If not, switch blue to com and test for power before connecting it to the VDB
Make sure it is delivering the appropriate voltage.
Thanks for all of the input! I have made progress, but not yet complete. I jumped the “Front” to “to Trans” and I get 18V to the front doorbell wires, and the side doorbell still uses the old chime. However, I connected the Wyze doorbell and do not get the flashing yellow power indicator. There is 18V coming to the back of the doorbell, I measured the terminals. I thought a minimum of 16V was needed, am I missing something?
16V is the minimum, but it must also be above 10VA.
What is the Amp output on your transformer. It will need to exceed .555 Amp to meet the doorbell current requirement. If it is a 500mA, it isn’t enough.
The amperage seems to be the issue. I am measuring 300mA at the doorbell wiring. Unfortunately I cannot locate the transformer - it is not in any of the exposed wiring areas in the house, so it must be behind drywall somewhere. I do not feel like tearing through drywall in multiple places trying to locate it, so I have returned the doorbell. I will use another solution for this. Thanks again for all of the responses.

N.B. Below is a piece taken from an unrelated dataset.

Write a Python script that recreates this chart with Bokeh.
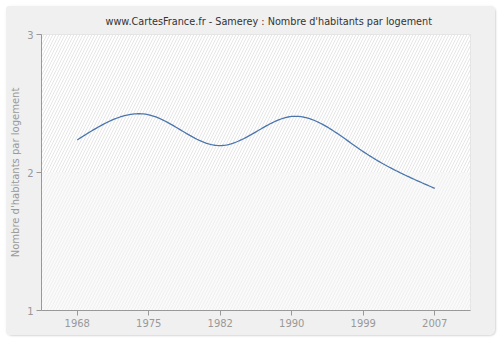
import numpy as np
from bokeh.plotting import figure
from bokeh.models import FixedTicker, BoxAnnotation, Range1d
from bokeh.embed import file_html
from bokeh.resources import INLINE

years = ["1968", "1975", "1982", "1990", "1999", "2007"]
values = [2.236, 2.418, 2.195, 2.406, 2.151, 1.885]
y_ticks = [1, 2, 3]
title_text = "www.CartesFrance.fr - Samerey : Nombre d'habitants par logement"


def natural_spline(ys, n=40):
    ys = np.asarray(ys, float)
    xs = np.arange(len(ys), dtype=float)
    m = len(xs)
    h = np.diff(xs)
    A = np.zeros((m, m))
    rhs = np.zeros(m)
    A[0, 0] = 1
    A[-1, -1] = 1
    for i in range(1, m - 1):
        A[i, i - 1] = h[i - 1]
        A[i, i] = 2 * (h[i - 1] + h[i])
        A[i, i + 1] = h[i]
        rhs[i] = 3 * ((ys[i + 1] - ys[i]) / h[i] - (ys[i] - ys[i - 1]) / h[i - 1])
    c = np.linalg.solve(A, rhs)
    px, py = [], []
    for i in range(m - 1):
        b = (ys[i + 1] - ys[i]) / h[i] - h[i] * (2 * c[i] + c[i + 1]) / 3
        d = (c[i + 1] - c[i]) / (3 * h[i])
        t = np.linspace(0, h[i], n, endpoint=(i == m - 2))
        px.extend(xs[i] + t)
        py.extend(ys[i] + b * t + c[i] * t ** 2 + d * t ** 3)
    return px, py


FONT = "DejaVu Sans"
GRAY = "#999999"

p = figure(width=490, height=330, output_backend="svg", toolbar_location=None,
           x_range=Range1d(-0.5, len(years) - 0.5), y_range=Range1d(y_ticks[0], y_ticks[-1]),
           title=title_text,
           min_border_left=36, min_border_right=25, min_border_bottom=25, min_border_top=29)

p.border_fill_color = "#f0f0f0"
p.background_fill_color = "#ffffff"
p.outline_line_color = "#dddddd"
p.styles = {"margin": "5px", "border-radius": "6px", "overflow": "hidden",
            "box-shadow": "1px 1px 2px #d6d6d6"}

p.title.text_font = FONT
p.title.text_font_size = "9.7px"
p.title.text_font_style = "normal"
p.title.text_color = "#333333"
p.title.align = "left"
p.title.offset = 64
p.title.standoff = 16

# hatched backgrounds
p.add_layout(BoxAnnotation(bottom=2, top=3, fill_color="#ffffff", fill_alpha=1,
                           hatch_pattern="right_diagonal_line", hatch_color="#e6e6e6",
                           hatch_scale=6, hatch_weight=1, line_color=None, level="underlay"))
p.add_layout(BoxAnnotation(bottom=1, top=2, fill_color="#fafafa", fill_alpha=1,
                           hatch_pattern="right_diagonal_line", hatch_color="#f0f0f0",
                           hatch_scale=6, hatch_weight=1, line_color=None, level="underlay"))

sx, sy = natural_spline(values)
p.line(sx, sy, line_color="#4a76ad", line_width=1.3)

p.xaxis.ticker = FixedTicker(ticks=list(range(len(years))))
p.xaxis.major_label_overrides = {i: y for i, y in enumerate(years)}
p.yaxis.ticker = FixedTicker(ticks=y_ticks)
p.yaxis.axis_label = "Nombre d'habitants par logement"

for ax in (p.xaxis[0], p.yaxis[0]):
    ax.axis_line_color = GRAY
    ax.major_tick_line_color = GRAY
    ax.minor_tick_line_color = None
    ax.major_tick_in = 0
    ax.major_tick_out = 5
    ax.major_label_text_font = FONT
    ax.major_label_text_font_size = "10px"
    ax.major_label_text_color = GRAY
    ax.axis_label_text_font = FONT
    ax.axis_label_text_font_size = "10px"
    ax.axis_label_text_font_style = "normal"
    ax.axis_label_text_color = GRAY
p.xaxis.major_label_standoff = 3
p.yaxis.major_label_standoff = 3
p.yaxis.axis_label_standoff = 3

p.xgrid.grid_line_color = "#e2e2e2"
p.xgrid.grid_line_dash = "4 3"
p.ygrid.grid_line_color = "#e2e2e2"
p.ygrid.grid_line_dash = "4 3"

open("out.html", "w").write(file_html(p, INLINE))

Not sure what your construction looks like (slab, crawl space, basement) but many times they hide them in closets, up in the floor joists in crawl spaces or basements, in the attic joists, or near the breaker \ fuse panel.
I was also not able to use an existing transformer from the 1950’s. I opted to run a new wire to the doorbell and installed a new plug-in 24v 500mA power adapter wall wart in the nearest wall plug.
Thanks. we have checked all those places, it is not there. Even tried using metal detectors along insulated joists to no avail. My guess, based on trying to chase wire runs, is that it is somewhere behind drywall on the main floor. but I do not want to deal with hacking into potential areas and the ensuing mess. For now I am positioning a camera at a side window that has a view of the front porch and doorbell, so we can at least see who is there.